A major problem was demand.  GECOL officials put production at 5,000-5,500 MW but current demand at 7,500 MW. It needed another 20 to 25 percent capacity to cover emergencies, a GECOL official said. That meant that currently it should have the capacity to provide around 8,400 MW. There were projects still to be completed which would help meet that figure, but given the current situation is was unknown when they would be ready.  Moreover, studies showed that by 2030 demand would reach 15,000 MW.  Of this, it was hoped that 5,000 MW would be provided by renewable energy, mainly solar power.  But again, it was pointed out that the authorities were doing little to make this happen, either by providing the finance or ensuring the Libya Renewable Energy Authority can tap the private sector through bonds or loans, or by joint ventures.

It was pointed out that the reality of free electricity in Libya, where the overwhelming mass of Libyan refused to pay their electricity bills, was encouraging overconsumption and needed to end. Electricity consumers would never bother to cut usage or buy more expensive but more energy-efficient electrical equipment so long as they did not have to pay for the power.

“Only when you receive an expensive bill will you rationalise your use of electricity”, noted one delegate.

All, though, agreed that there was no chance of enforcing payment of electricity bills until the current crisis was over.

NOC officials said that production was currently at around 1.28 million barrels a day and that the aim was to raise it to 2.2 million b/d by 2024.  There was much to do. Some fields, such as the Mabrouk field south of Sirte, had been massively damaged in fighting since 2014 and would take years to restore, it was explained.  NOC wanted to go to the capital markets and the private sector to raise the finding required to expand, but the government was not taking the decision need for that to happen.
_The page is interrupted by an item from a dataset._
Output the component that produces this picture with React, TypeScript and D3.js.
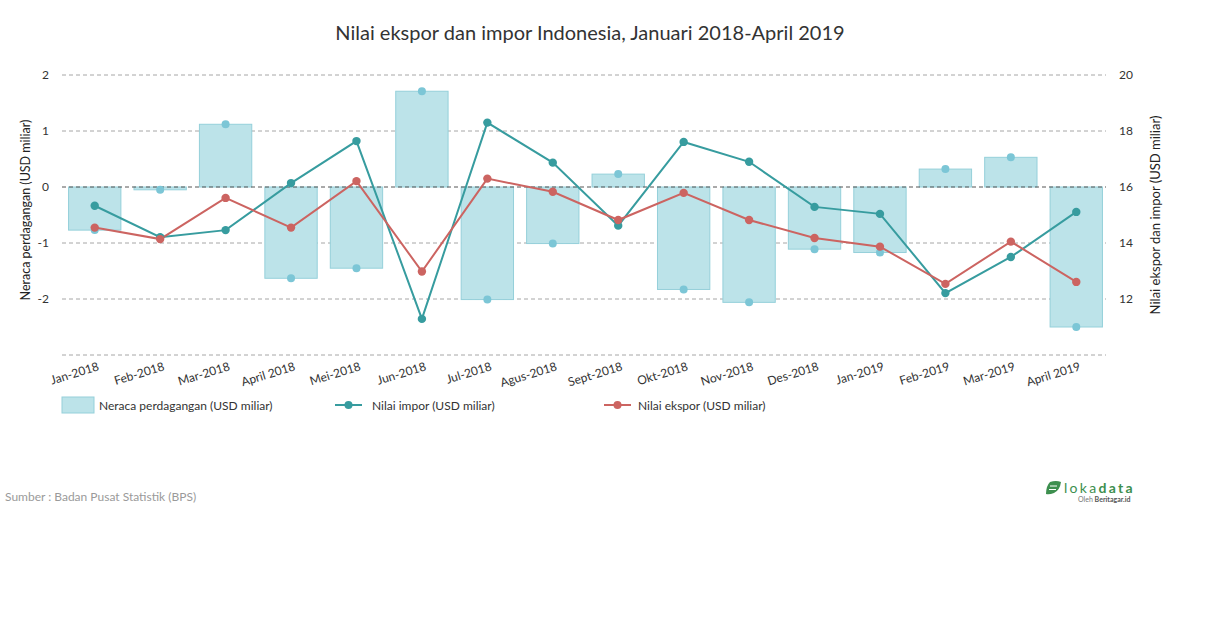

Other calls were a new law to replace and update the 1955 Oil Law and a revived ministry of oil. The latter was seen as a sensible move.  It would be a regulatory and supervisory body while the NOC could get back to being a holding authority. There was no reason, it was also pointed out, why the NOC could not go back to receiving oil revenue, as it did till 1984, and paying the treasury royalties and taxes on oil income.  The system had been changed by an assistant minister, simply because with low prodiction and low prices at the time, the Libyan state was not earning enough.  It could be changed again by ministerial decree, it was suggested. This was unlikely, though, delegates said.

They also stressed that both the NOC and GECOL were employing too many people and that productivity had declined as a result. One way of rationalising this was to encourage employees to set up their own companies which could then provide services to the energy market.

It was claimed that some were already doing this illicitly while still staying on the state’s payroll.

There have been numerous workshops and conferences on the oil sector in recent years, but this was the first on the electricity sector since 2012.

It was also the third forum this year organised by Sectors Development Forums, a joint venture between Tassili Media and several Libyan institutions.

The previous two were on banking and real estate. Two more are planned next year, on health and telecommunications.